Beyond words, we will deliver meaningful action and will be as scrupulous with ourselves as we are when supporting our clients by designing their programmes or validating their sustainability commitments.”

“Third-party verification of sustainability data and claims, such as compliance and materiality assessments, will continue to grow in importance as more data-empowered legislation frameworks are implemented worldwide,” Spaulding added. “We will measure, score and externally verify every indicator in our own sustainability strategy, publishing our progress with full honesty and transparency, including when we fall short.”

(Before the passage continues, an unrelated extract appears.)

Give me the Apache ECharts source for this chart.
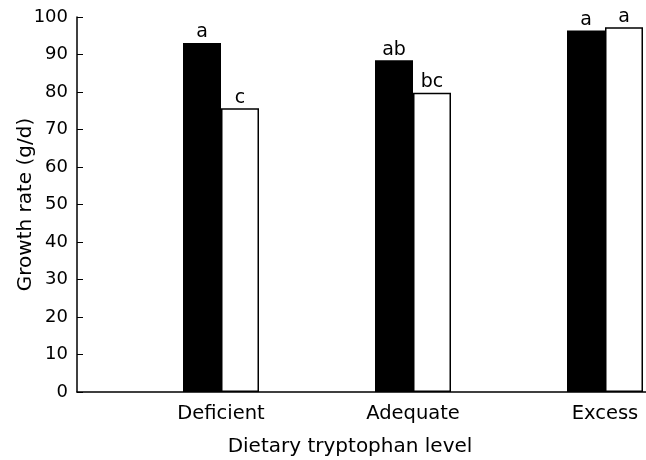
<!DOCTYPE html>
<html>
<head>
<meta charset="utf-8">
<title>Growth rate</title>
<script src="https://cdn.jsdelivr.net/npm/echarts@6/dist/echarts.min.js"></script>
<style>
  html, body { margin: 0; padding: 0; background: #fff; }
  #chart { width: 646px; height: 460px; }
</style>
</head>
<body>
<div id="chart"></div>
<script>
// data
var categories = ['Deficient', 'Adequate', 'Excess'];
var blackValues = [93.1, 88.5, 96.4];
var whiteValues = [75.7, 79.8, 97.3];
var blackLetters = ['a', 'ab', 'a'];
var whiteLetters = ['c', 'bc', 'a'];
var yTicks = [0, 100, 10]; // min, max, step

// the axis has an empty slot before every group
var slots = [], blackData = [], whiteData = [];
categories.forEach(function (c, i) {
    slots.push('', c);
    blackData.push('-', blackValues[i]);
    whiteData.push('-', whiteValues[i]);
});

function letterOf(list) {
    return function (p) { return list[categories.indexOf(p.name)]; };
}

var font = 'DejaVu Sans';
var chart = echarts.init(document.getElementById('chart'));
chart.setOption({
    animation: false,
    // plot runs a little past the right edge of the page, as in the scan
    grid: { left: 77, right: -7, top: 17, bottom: 68, outerBoundsMode: 'none' },
    xAxis: {
        type: 'category',
        data: slots,
        name: 'Dietary tryptophan level',
        nameLocation: 'middle',
        nameGap: 45,
        nameTextStyle: { color: '#000', fontFamily: font, fontSize: 20, padding: [0, 30, 0, 0] },
        axisLine: { lineStyle: { color: '#000', width: 1.5 } },
        axisTick: { inside: true, length: 5, interval: 0, lineStyle: { color: '#000' } },
        axisLabel: { interval: 0, margin: 12, color: '#000', fontFamily: font, fontSize: 19.5 },
        splitLine: { show: false }
    },
    yAxis: {
        type: 'value',
        min: yTicks[0], max: yTicks[1], interval: yTicks[2],
        name: 'Growth rate (g/d)',
        nameLocation: 'middle',
        nameGap: 41,
        nameMoveOverlap: false,
        nameTextStyle: { color: '#000', fontFamily: font, fontSize: 20 },
        axisLine: { show: true, lineStyle: { color: '#000', width: 1.5 } },
        axisTick: { show: true, inside: true, length: 6, lineStyle: { color: '#000' } },
        axisLabel: { margin: 9, color: '#000', fontFamily: font, fontSize: 18 },
        splitLine: { show: false }
    },
    series: [
        {
            type: 'bar', data: blackData, barWidth: 38, barGap: '0%',
            itemStyle: { color: '#000' },
            label: { show: true, position: 'top', distance: 1, color: '#000', fontFamily: font, fontSize: 19, formatter: letterOf(blackLetters) }
        },
        {
            type: 'bar', data: whiteData, barWidth: 38,
            itemStyle: { color: '#fff', borderColor: '#000', borderWidth: 1.5 },
            label: { show: true, position: 'top', distance: 1, color: '#000', fontFamily: font, fontSize: 19, formatter: letterOf(whiteLetters) }
        }
    ]
});
</script>
</body>
</html>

“There is growing recognition of the global challenges faced by society, and crucially, the impact of these challenges is bigger than one country, one government, or one company,” said Ben Western, LRQA Head of Sustainability. “Motives for addressing ESG issues may vary between organisations, but whether it’s in response to global warming, social inequality or safety in the workplace, there is rightfully a greater expectation on how companies should manage, direct and govern their every decision. Financial institutions and governments have also introduced new regulations and legislation on ESG performance disclosure, that require companies to proactively take responsibility for themselves and their supply chains. By engaging with ESG principles and data, they can build trust through being transparent with stakeholders and, ultimately, ensure that their company is recognised as taking responsibility for their impact on their customers, communities, employees and the planet.”

LRQA is also launching an eight-episode podcast series to explore each of the seven commitments within Our Planet, Our Plan, “offering personal and professional insights per topic, as well as practical guidance for listeners in addressing, monitoring and verifying sustainability progress.”